The event occurred in the middle of the Pomona Track. Picture a classic running track: an open grassy field surrounded by an oval track of probably a quarter mile circumference, and the land surrounding the track is slightly elevated forming a shallow bowl shape. There is also a rectangular metal equipment shed on the side of one of the straightaways of the track, probably 20 feet long.

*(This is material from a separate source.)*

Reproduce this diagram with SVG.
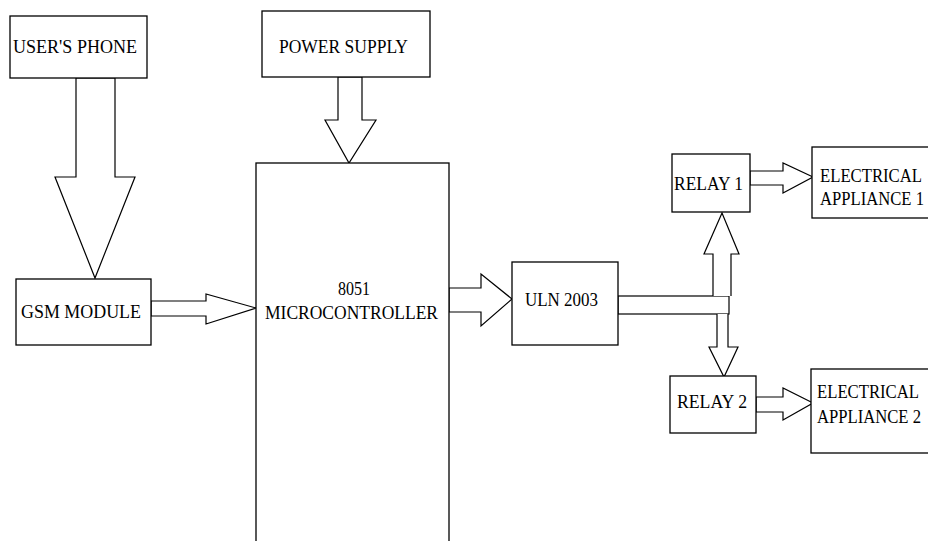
<svg xmlns="http://www.w3.org/2000/svg" width="928" height="541" viewBox="0 0 928 541">
<style>
.box{fill:#fff;stroke:#000;stroke-width:1.3}
.arr{fill:#fff;stroke:#000;stroke-width:1.2;stroke-linejoin:miter}
.lbl{font-family:"Liberation Serif","Times New Roman",serif;font-size:19px;fill:#000}
</style>
<rect width="928" height="541" fill="#fff"/>
<g id="connectors">
<polygon class="arr" points="76,78 115,78 115,177 135,177 95,278 55,177 76,177"/>
<polygon class="arr" points="338,77 362,77 362,120 376,120 349,163 325,120 338,120"/>
<polygon class="arr" points="151,301 206,301 206,294 256,308 206,324 206,316 151,316"/>
<polygon class="arr" points="449,288 481,288 481,274 512,299 481,326 481,312 449,312"/>
<rect class="arr" x="618" y="296" width="111" height="18"/>
<polyline class="arr" points="713,296 713,254 704,254 722,213 739,254 731,254 731,296"/>
<polyline class="arr" points="717,314 717,347 709,347 724,377 738,347 728,347 728,314"/>
<polygon class="arr" points="750,171 783,171 783,163 813,177 783,193 783,185 750,185"/>
<polygon class="arr" points="756,397 783,397 783,388 813,403 783,420 783,412 756,412"/>
</g>
<g id="users-phone">
<rect class="box" x="10" y="16" width="137" height="62"/>
<text class="lbl" x="13" y="53" textLength="124" lengthAdjust="spacingAndGlyphs">USER'S PHONE</text>
</g>
<g id="power-supply">
<rect class="box" x="262" y="11" width="168" height="66"/>
<text class="lbl" x="279" y="53" textLength="129" lengthAdjust="spacingAndGlyphs">POWER SUPPLY</text>
</g>
<g id="gsm-module">
<rect class="box" x="16" y="279" width="135" height="66"/>
<text class="lbl" x="21" y="318" textLength="120" lengthAdjust="spacingAndGlyphs">GSM MODULE</text>
</g>
<g id="microcontroller">
<rect class="box" x="256" y="163" width="193" height="390"/>
<text class="lbl" x="338" y="295" textLength="32" lengthAdjust="spacingAndGlyphs">8051</text>
<text class="lbl" x="265" y="319" textLength="173" lengthAdjust="spacingAndGlyphs">MICROCONTROLLER</text>
</g>
<g id="uln2003">
<rect class="box" x="512" y="262" width="106" height="83"/>
<text class="lbl" x="525" y="306" textLength="73" lengthAdjust="spacingAndGlyphs">ULN 2003</text>
</g>
<g id="relay1">
<rect class="box" x="672" y="154" width="78" height="58"/>
<text class="lbl" x="674" y="190" textLength="69" lengthAdjust="spacingAndGlyphs">RELAY 1</text>
</g>
<g id="relay2">
<rect class="box" x="670" y="376" width="86" height="57"/>
<text class="lbl" x="677" y="408" textLength="70" lengthAdjust="spacingAndGlyphs">RELAY 2</text>
</g>
<g id="appliance1">
<rect class="box" x="812" y="147" width="130" height="71"/>
<text class="lbl" x="820" y="182" textLength="102" lengthAdjust="spacingAndGlyphs">ELECTRICAL</text>
<text class="lbl" x="820" y="205" textLength="104" lengthAdjust="spacingAndGlyphs">APPLIANCE 1</text>
</g>
<g id="appliance2">
<rect class="box" x="811" y="369" width="130" height="84"/>
<text class="lbl" x="817" y="398" textLength="102" lengthAdjust="spacingAndGlyphs">ELECTRICAL</text>
<text class="lbl" x="817" y="423" textLength="104" lengthAdjust="spacingAndGlyphs">APPLIANCE 2</text>
</g>
</svg>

Recording Setup Recording Device

An 18” balloon was popped and recorded using a TASCAM DR-40 sound recorder. I stood in the center of the track and popped the balloon while a pal recorded the event with the microphone about 3 feet from the balloon and pointed in its direction. The pop was recorded on Wednesday, March 5 2014 at 9:00pm.

Reverberation time

-Maximum Intensity: 86.85 dB

-Minimum Intensity: 34.91 dB

-30dB Decay: .03 s

-50dB Decay: 1.56 s

-Return to Background Level: 1.7 s

Acoustic Description

Using Pratt, the recording was edited down from just a moment before the pop to when the audio returns to its pre-pop levels. The visible sound graph that we get shows the sudden spike of the initial pop and its extremely brief decay, then a moment of near silence before we see a considerably softer but distinct echo. I’m quite sure that single echo is coming off of the equipment shed that stands on one side of the track.

Visible Sound Graph

The visible intensity contour plot gives us a similar image. There is the initial spike followed by a steep drop and then the clearly audible echo, which we can now see is just about half as loud as the initial event. The echo quickly dissipates back to the pre-pop background levels.

Visible Intensity Contour

Again the same sonic event is visualized in the spectrogram. The initial pop makes up the massive window of frequency in the beginning, which immediately drops into the much softer echo and then decay.